Most financial and technology analysts see Riverbed's first-quarter setback as temporary, however, and related to what Jayson Noland, senior analyst with Robert W. Baird & Co., described as "disruption caused by a complicated product refresh."
"Per checks, we concur with the company that some purchase decisions were pushed out of Q1 as buyers deliberated between three unique Steelhead platforms," Noland wrote in an April 20 note to clients. "We also believe management is asking a lot of its sales force given a plethora of new adjacent products."
That Riverbed's product expansion is necessary doesn't make it any less of a challenge, other analysts said.
"Clearly, Riverbed is going through a painful transition in the field as it broadens its product suite beyond its core WAN optimization market opportunity in hopes of finding its next leg of growth," said Daniel Ives, senior analyst with FBR Capital Markets. "While this is a necessary step and a strategy we ultimately believe will bear fruit during [second-half 2012/2013], it will be a bumpy road during this transition and we fully expect many investors to hit the sell button … given the uncertainty surrounding the story."
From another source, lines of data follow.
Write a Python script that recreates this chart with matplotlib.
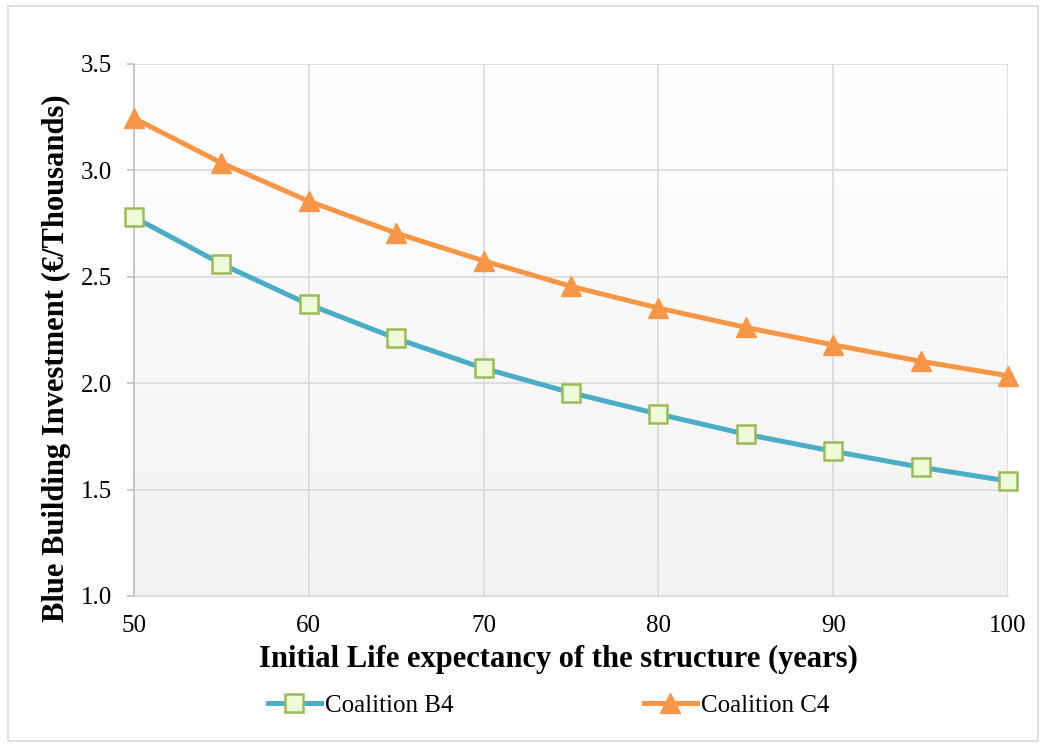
import numpy as np
import matplotlib
matplotlib.use("Agg")
import matplotlib.pyplot as plt
from matplotlib.patches import Rectangle

plt.rcParams['font.family'] = ['Liberation Serif', 'DejaVu Serif']

# data
years = [50, 55, 60, 65, 70, 75, 80, 85, 90, 95, 100]
coalition_b4 = [2.78, 2.56, 2.37, 2.21, 2.07, 1.955, 1.855, 1.76, 1.68, 1.605, 1.54]
coalition_c4 = [3.245, 3.035, 2.855, 2.705, 2.575, 2.455, 2.353, 2.262, 2.18, 2.103, 2.035]

fig = plt.figure(figsize=(10.44, 7.44), dpi=100)
ax = fig.add_axes([0.1284, 0.199, 0.8371, 0.715])

# outer frame of the chart
fig.patches.append(Rectangle((8/1044, 3/744), 1030/1044, 735/744, transform=fig.transFigure,
                             fill=False, edgecolor='#d9d9d9', linewidth=1.2))

# gradient background in plot area
grad = np.linspace(0, 1, 256).reshape(-1, 1)
ax.imshow(grad, extent=[50, 100, 1.0, 3.5], aspect='auto', origin='lower',
          cmap=matplotlib.colors.LinearSegmentedColormap.from_list('bg', ['#f2f2f2', '#ffffff']),
          zorder=0)

ax.plot(years, coalition_b4, color='#4bacc6', linewidth=3.6, marker='s', markersize=13,
        markerfacecolor='#effad8', markeredgecolor='#9bbb59', markeredgewidth=1.8,
        label='Coalition B4', zorder=3, clip_on=False)
ax.plot(years, coalition_c4, color='#f79646', linewidth=3.6, marker='^', markersize=14,
        markerfacecolor='#f79646', markeredgecolor='#f79646',
        label='Coalition C4', zorder=3, clip_on=False)

ax.set_xlim(50, 100)
ax.set_ylim(1.0, 3.5)
ax.set_xticks(range(50, 101, 10))
ax.set_yticks(np.arange(1.0, 3.51, 0.5))
ax.yaxis.set_major_formatter(matplotlib.ticker.FormatStrFormatter('%.1f'))
ax.grid(True, color='#d9d9d9', linewidth=1.2, zorder=1)
ax.set_axisbelow(True)
for s in ['top', 'right']:
    ax.spines[s].set_visible(False)
ax.spines['left'].set_color('#bfbfbf')
ax.spines['bottom'].set_color('#d9d9d9')
ax.spines['left'].set_linewidth(1.2)
ax.tick_params(axis='y', colors='#bfbfbf', labelcolor='black', labelsize=18, length=5, width=1.2, pad=11)
ax.tick_params(axis='x', length=0, labelsize=18, pad=14)

ax.set_xlabel('Initial Life expectancy of the structure (years)', fontsize=22, fontweight='bold', va='center')
ax.set_ylabel('Blue Building Investment (€/Thousands)', fontsize=22, fontweight='bold', va='center')
ax.xaxis.set_label_coords(0.486, -0.12)
ax.yaxis.set_label_coords(-0.0885, 0.447)

fig.legend(loc='center', bbox_to_anchor=(0.5254, 0.052), ncol=2, frameon=False, fontsize=18,
           columnspacing=7.6, handlelength=2.15, handletextpad=0.15)

fig.savefig('out.png', dpi=100)
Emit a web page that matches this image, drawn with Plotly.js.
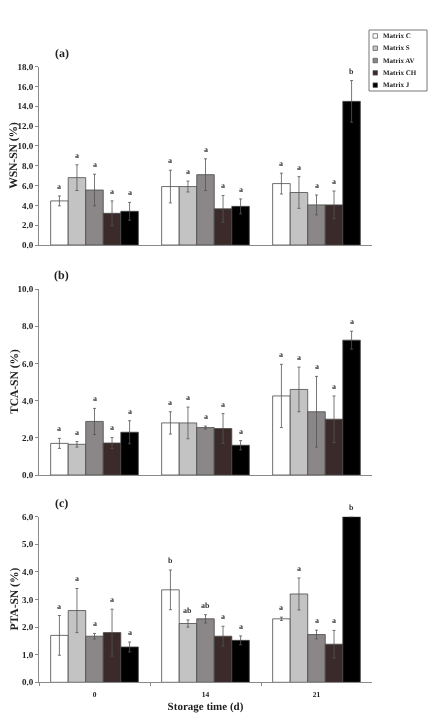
<!DOCTYPE html>
<html><head><meta charset="utf-8">
<script src="https://cdn.plot.ly/plotly-3.0.1.min.js"></script>
<style>html,body{margin:0;padding:0;background:#fff}#chart{width:429px;height:713px;will-change:transform}#chart text{text-rendering:geometricPrecision}</style>
</head><body><div id="chart"></div>
<script>
// ---- data ----
const categories = ['0', '14', '21'];
const seriesNames = ['Matrix C', 'Matrix S', 'Matrix AV', 'Matrix CH', 'Matrix J'];
const seriesColors = ['#ffffff', '#c3c3c3', '#8b8688', '#3b2a2a', '#000000'];

// (a) WSN-SN (%)
const wsnC = [4.45, 5.9, 6.2],   wsnCErr = [0.5, 1.65, 1.05],  wsnCSig = ['a', 'a', 'a'];
const wsnS = [6.8, 5.9, 5.3],    wsnSErr = [1.3, 0.55, 1.6],   wsnSSig = ['a', 'a', 'a'];
const wsnAV = [5.55, 7.1, 4.05], wsnAVErr = [1.6, 1.6, 1.0],   wsnAVSig = ['a', 'a', 'a'];
const wsnCH = [3.2, 3.65, 4.05], wsnCHErr = [1.25, 1.35, 1.4], wsnCHSig = ['a', 'a', 'a'];
const wsnJ = [3.4, 3.9, 14.5],   wsnJErr = [0.9, 0.75, 2.1],   wsnJSig = ['a', 'a', 'b'];

// (b) TCA-SN (%)
const tcaC = [1.7, 2.8, 4.25],   tcaCErr = [0.27, 0.6, 1.7],   tcaCSig = ['a', 'a', 'a'];
const tcaS = [1.65, 2.8, 4.6],   tcaSErr = [0.15, 0.85, 1.2],  tcaSSig = ['a', 'a', 'a'];
const tcaAV = [2.88, 2.55, 3.4], tcaAVErr = [0.7, 0.08, 1.9],  tcaAVSig = ['a', 'a', 'a'];
const tcaCH = [1.72, 2.5, 3.0],  tcaCHErr = [0.3, 0.8, 1.25],  tcaCHSig = ['a', 'a', 'a'];
const tcaJ = [2.3, 1.6, 7.25],   tcaJErr = [0.62, 0.25, 0.48], tcaJSig = ['a', 'a', 'a'];

// (c) PTA-SN (%)
const ptaC = [1.7, 3.35, 2.3],   ptaCErr = [0.72, 0.72, 0.06], ptaCSig = ['a', 'b', 'a'];
const ptaS = [2.6, 2.13, 3.2],   ptaSErr = [0.8, 0.13, 0.58],  ptaSSig = ['a', 'ab', 'a'];
const ptaAV = [1.67, 2.3, 1.73], ptaAVErr = [0.1, 0.15, 0.16], ptaAVSig = ['a', 'ab', 'a'];
const ptaCH = [1.8, 1.67, 1.38], ptaCHErr = [0.85, 0.36, 0.5], ptaCHSig = ['a', 'a', 'a'];
const ptaJ = [1.28, 1.52, 6.0],  ptaJErr = [0.18, 0.16, 0],    ptaJSig = ['a', 'a', 'b'];

const panelLabels = ['(a)', '(b)', '(c)'];
const yTitles = ['WSN-SN (%)', 'TCA-SN (%)', 'PTA-SN (%)'];
const xTitle = 'Storage time (d)';

// ---- build ----
const W = 429, H = 713;
const FONT = 'Liberation Serif';
const panels = [
  {vals: [wsnC, wsnS, wsnAV, wsnCH, wsnJ], errs: [wsnCErr, wsnSErr, wsnAVErr, wsnCHErr, wsnJErr], sig: [wsnCSig, wsnSSig, wsnAVSig, wsnCHSig, wsnJSig],
   range: [0, 18], dtick: 2, top: 66.7, bottom: 245},
  {vals: [tcaC, tcaS, tcaAV, tcaCH, tcaJ], errs: [tcaCErr, tcaSErr, tcaAVErr, tcaCHErr, tcaJErr], sig: [tcaCSig, tcaSSig, tcaAVSig, tcaCHSig, tcaJSig],
   range: [0, 10], dtick: 2, top: 289, bottom: 475},
  {vals: [ptaC, ptaS, ptaAV, ptaCH, ptaJ], errs: [ptaCErr, ptaSErr, ptaAVErr, ptaCHErr, ptaJErr], sig: [ptaCSig, ptaSSig, ptaAVSig, ptaCHSig, ptaJSig],
   range: [0, 6], dtick: 1, top: 516.7, bottom: 682.3}
];

const xLeft = 39, xRight = 372;
const bargap = 0.21;
const barW = (xRight - xLeft) / categories.length * (1 - bargap) / seriesNames.length;

const traces = [];
const annotations = [];
const layout = {
  width: W, height: H,
  margin: {l: 0, r: 0, t: 0, b: 0},
  paper_bgcolor: '#fff', plot_bgcolor: '#fff',
  barmode: 'group', bargap: bargap, bargroupgap: 0,
  showlegend: false,
  font: {family: FONT, color: '#222'},
  shapes: []
};

panels.forEach((p, pi) => {
  const n = pi === 0 ? '' : String(pi + 1);
  const xa = 'x' + n, ya = 'y' + n;
  p.vals.forEach((v, si) => {
    traces.push({
      type: 'bar', x: categories, y: v, name: seriesNames[si],
      xaxis: xa, yaxis: ya,
      marker: {color: seriesColors[si], line: {color: '#4a4a4a', width: 0.8}},
      error_y: {type: 'data', array: p.errs[si], visible: true, color: '#555', thickness: 0.8, width: 1.5},
      showlegend: false, hoverinfo: 'skip'
    });
    categories.forEach((c, ci) => {
      annotations.push({
        xref: xa, yref: ya, x: ci, y: v[ci] + p.errs[si][ci],
        xshift: (si - 2) * barW, yshift: 3,
        text: p.sig[si][ci], showarrow: false, yanchor: 'bottom', xanchor: 'center',
        font: {family: FONT, size: 8, weight: 'bold', color: '#333'}
      });
    });
  });
  const last = pi === 2;
  layout['xaxis' + n] = {
    domain: [xLeft / W, xRight / W], anchor: ya, type: 'category',
    range: [-0.5, 2.5], showgrid: false, zeroline: false,
    showline: true, linecolor: '#8a8a8a', linewidth: 1,
    ticks: last ? 'outside' : '', ticklen: 3, tickcolor: '#8a8a8a', tickson: 'boundaries',
    showticklabels: last, ticklabelstandoff: 5,
    tickfont: {family: FONT, size: 7.5, weight: 'bold', color: '#222'},
    title: last ? {text: xTitle, font: {family: FONT, size: 11, weight: 'bold', color: '#222'}, standoff: 6} : undefined
  };
  layout['yaxis' + n] = {
    domain: [1 - p.bottom / H, 1 - p.top / H], anchor: xa,
    range: p.range, dtick: p.dtick, tick0: 0, tickformat: '.1f',
    showgrid: false, zeroline: false, showline: true, linecolor: '#8a8a8a', linewidth: 1,
    ticks: 'outside', ticklen: 3, tickcolor: '#8a8a8a',
    tickfont: {family: FONT, size: 9, weight: 'bold', color: '#222'}
  };
  annotations.push({
    xref: 'paper', yref: 'paper', x: 14 / W, y: 1 - (p.top + p.bottom) / 2 / H,
    text: yTitles[pi], textangle: -90, showarrow: false, xanchor: 'center', yanchor: 'middle',
    font: {family: FONT, size: 11.5, weight: 'bold', color: '#222'}
  });
  annotations.push({
    xref: 'paper', yref: 'paper', x: 62 / W, y: 1 - (p.top - 14) / H,
    text: panelLabels[pi], showarrow: false, xanchor: 'center', yanchor: 'middle',
    font: {family: FONT, size: 12, weight: 'bold', color: '#222'}
  });
});

// legend box (manual, compact like the reference)
const lgX0 = 369, lgX1 = 427, lgY0 = 30, lgY1 = 91, lgStep = 12.3, lgFirst = 36;
layout.shapes.push({type: 'rect', xref: 'paper', yref: 'paper',
  x0: lgX0 / W, x1: lgX1 / W, y0: 1 - lgY1 / H, y1: 1 - lgY0 / H,
  line: {color: '#777', width: 1}, fillcolor: '#fff'});
seriesNames.forEach((nm, si) => {
  const cy = lgFirst + si * lgStep;
  layout.shapes.push({type: 'rect', xref: 'paper', yref: 'paper',
    x0: 373 / W, x1: 377.5 / W, y0: 1 - (cy + 2.2) / H, y1: 1 - (cy - 2.3) / H,
    line: {color: '#555', width: 0.7}, fillcolor: seriesColors[si]});
  annotations.push({xref: 'paper', yref: 'paper', x: 380.5 / W, y: 1 - cy / H,
    text: nm, showarrow: false, xanchor: 'left', yanchor: 'middle',
    font: {family: FONT, size: 7, weight: 'bold', color: '#222'}});
});

layout.annotations = annotations;
Plotly.newPlot('chart', traces, layout, {displayModeBar: false, staticPlot: true});
</script>
</body></html>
Is so much product expansion necessary? Longtime Riverbed solution providers told CRN that yes, Riverbed has to branch out to maintain its market lead and grow its top and bottom lines. WAN optimization appliances aimed at enterprise branch-office locations will only sustain the company and its channel for so long.
"The branch office is less central now, at least compared to what CIOs think about when they want to deliver applications more efficiently to mobile users," said the top sales executive at a West Coast-based Riverbed partner, who asked that his name not be used. "What we're looking at now is a more holistic approach with the application and one not tied to a symmetrical solution where there are just boxes on either side of a circuit. The symmetrical solution doesn't totally address a lot of the newer shifts in the market."